Hours reduced or role changed
This has both employment law and visa implications.
- Check your contract — can your employer legally change your hours or role?
- If your salary drops below the Skilled Worker minimum for your occupation code, your visa may be at risk — contact an immigration adviser immediately.
- Your employer is legally required to tell the Home Office of significant changes to your role or salary. If they have not, they are in breach of their sponsor duties.
- If the change was imposed without your agreement, raise a formal grievance (see the Grievance Letter section below).
- If you are forced to accept changes you did not agree to, this may be constructive dismissal — see the Unfair Dismissal section for more information.
Charging fees or deducting money illegally
This is illegal under UK law and may constitute labour exploitation. Since December 2024 (Skilled Worker) and April 2025 (most other routes), the ban explicitly covers the Certificate of Sponsorship fee, the Immigration Skills Charge, the sponsor licence fee, and any associated administrative costs.
- Recruitment fees charged to workers are banned under the Employment Agencies Act and the Modern Slavery Act. Repayment clauses in your contract are also prohibited — they may be unenforceable.
- Keep records of any deductions — payslips, bank statements, messages, your original contract.
- Report to the Fair Work Agency helpline: 0800 917 2368 (free).
- You may be able to claim the deducted money back through an Employment Tribunal.
- For the full rules, see Home Office Sponsor Guidance Part 3 (PDF) ↗, Annex C2(cc) and C2(dd).
Documents being withheld
Withholding identity documents is a recognised indicator of modern slavery and labour exploitation.
- Your passport and BRP belong to you. No employer has the right to hold them.
- Demand their return in writing (by email) immediately and keep a copy.
- If they refuse, contact the police or the Fair Work Agency: 0345 161 6000 (free) — this may be a criminal matter.
- You can also contact Migrant Help: 0808 8010 503 (free, 24 hours).
- Do not delay — this is serious and you need specialist support.
Threatened with immigration or deportation
Using the threat of immigration enforcement to control a worker is a form of coercion and may be a criminal offence.
- Your employer cannot report you to the Home Office as a form of punishment or control — this is an abuse of the sponsorship system.
- Write down exactly what was said, when, and who was present.
- Contact the Fair Work Agency immediately: 0345 161 6000.
- You may have whistleblower protection — see the Reporting & Visa section below.
- Contact a regulated immigration adviser to understand your actual visa position — do not rely on your employer's version of events.
Your employer is being taken over or sold
When a business changes hands, your job may be protected under TUPE (Transfer of Undertakings, Protection of Employment).

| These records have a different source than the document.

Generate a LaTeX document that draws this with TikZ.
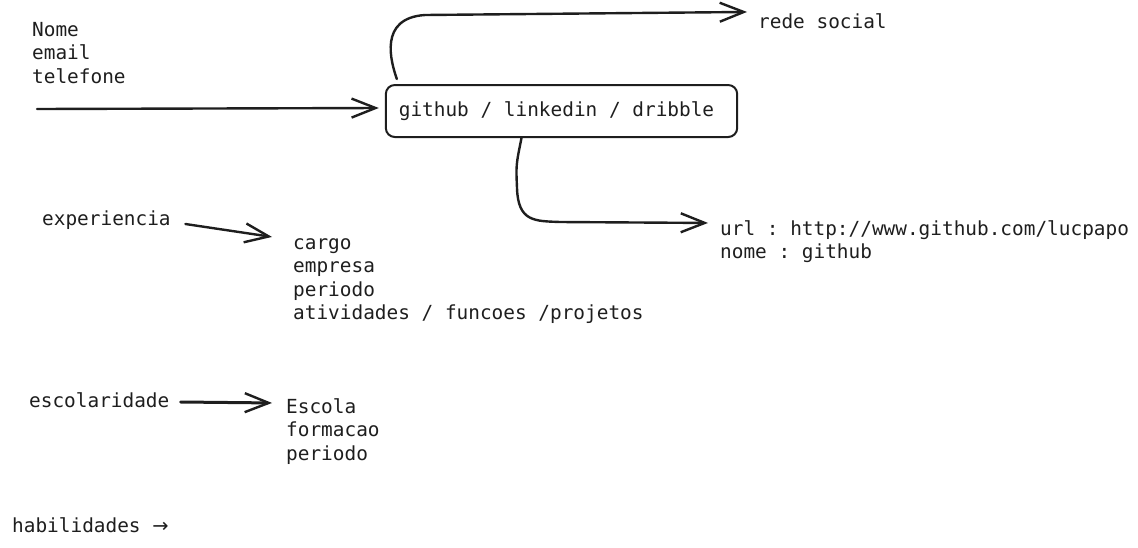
\documentclass[tikz,border=0pt]{standalone}
\usepackage{fontspec}
\setmonofont{DejaVu Sans Mono}
\newfontfamily\arrowfont{DejaVu Sans}
\usetikzlibrary{arrows.meta,calc}
\definecolor{ink}{HTML}{1E1E1E}
\tikzset{
  lbl/.style={anchor=base west, inner sep=0pt, align=left, text=ink,
    font=\ttfamily\fontsize{19.4}{23.6}\selectfont},
  arr/.style={draw=ink, line width=2.4pt, line cap=round, line join=round,
    -{Straight Barb[length=24pt,width=19pt,line width=2.4pt]}},
  boxstyle/.style={draw=ink, line width=2pt, rounded corners=9pt, inner xsep=13pt,
    minimum width=351pt, minimum height=52pt,
    text=ink, text height=14pt, text depth=4pt,
    font=\ttfamily\fontsize{19.4}{23.6}\selectfont}
}
\begin{document}
\begin{tikzpicture}[x=1pt,y=-1pt]
\useasboundingbox (0,0) rectangle (1138,547);
% texts (base anchor of a multi-line node = baseline of its last line)
\node[lbl] (contato) at (32,83.2) {Nome\\email\\telefone};
\node[boxstyle] (box) at (561.5,111) {github / linkedin / dribble\hspace*{10pt}};
\node[lbl] (rede) at (758,28) {rede social};
\node[lbl] (url) at (720,258.6) {url : http://www.github.com/lucpapo\\nome : github};
\node[lbl] (exp) at (42,225) {experiencia};
\node[lbl] (cargo) at (293,319.8) {cargo\\empresa\\periodo\\atividades / funcoes /projetos};
\node[lbl] (esc) at (29,407) {escolaridade};
\node[lbl] (escola) at (286,460.2) {Escola\\formacao\\periodo};
\node[lbl] (hab) at (12,532) {habilidades {\arrowfont →}};
% connectors
\coordinate (instart) at (37,109);
\draw[arr] (instart) -- ($(box.west)+(-6,-3)$);
\draw[arr] ($(box.north west)+(12,-5)$) .. controls (391,62) and (378,18) .. (425,15)
  -- ($(rede.north west)+(-11,-1)$);
\draw[arr] ($(box.south)+(-40,0)$) .. controls (516,165) .. (517,188)
  .. controls (518,222) and (535,221) .. (560,222) -- ($(url.north west)+(-12,3)$);
\draw[arr] ($(exp.base east)+(14.5,-1)$) -- ($(cargo.north west)+(-21,-1)$);
\draw[arr, line width=3pt] ($(esc.base east)+(11,-5)$) -- ($(escola.north west)+(-14,5)$);
\end{tikzpicture}
\end{document}
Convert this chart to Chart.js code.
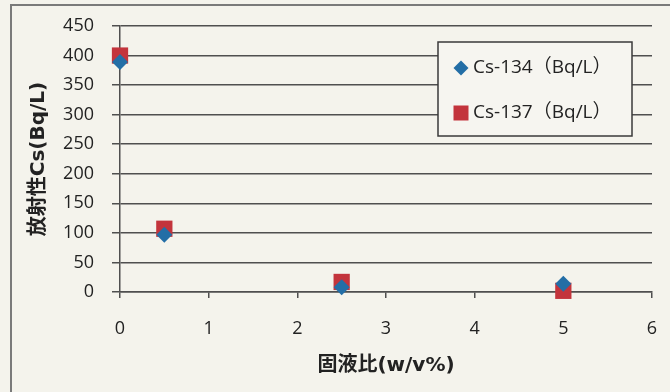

Sorting out your sponsorship in this situation is your employer's legal responsibility — not yours.
- Under TUPE, your job, pay, and terms should transfer to the new employer automatically.
- The new employer must report the transfer to the Home Office and confirm they accept sponsorship responsibility for you — they have 20 working days from the date of the transfer to do this.
- You do not need to apply for a new visa, provided your duties remain the same and the new employer has a valid sponsor licence.
- If your employer is telling you that you must sort out your visa yourself — this is incorrect. The legal obligation sits with the employer, not with you.
- If the new employer does not act within 20 working days, your permission may be at risk. Monitor progress and get advice early.
- For the full rules, see Home Office Sponsor Guidance Part 3 (PDF) ↗, section C4.
For a fuller explanation of TUPE and what to do if things go wrong, see the Switching Sponsor section, or the Job Ending section for what happens if the transfer is not handled correctly.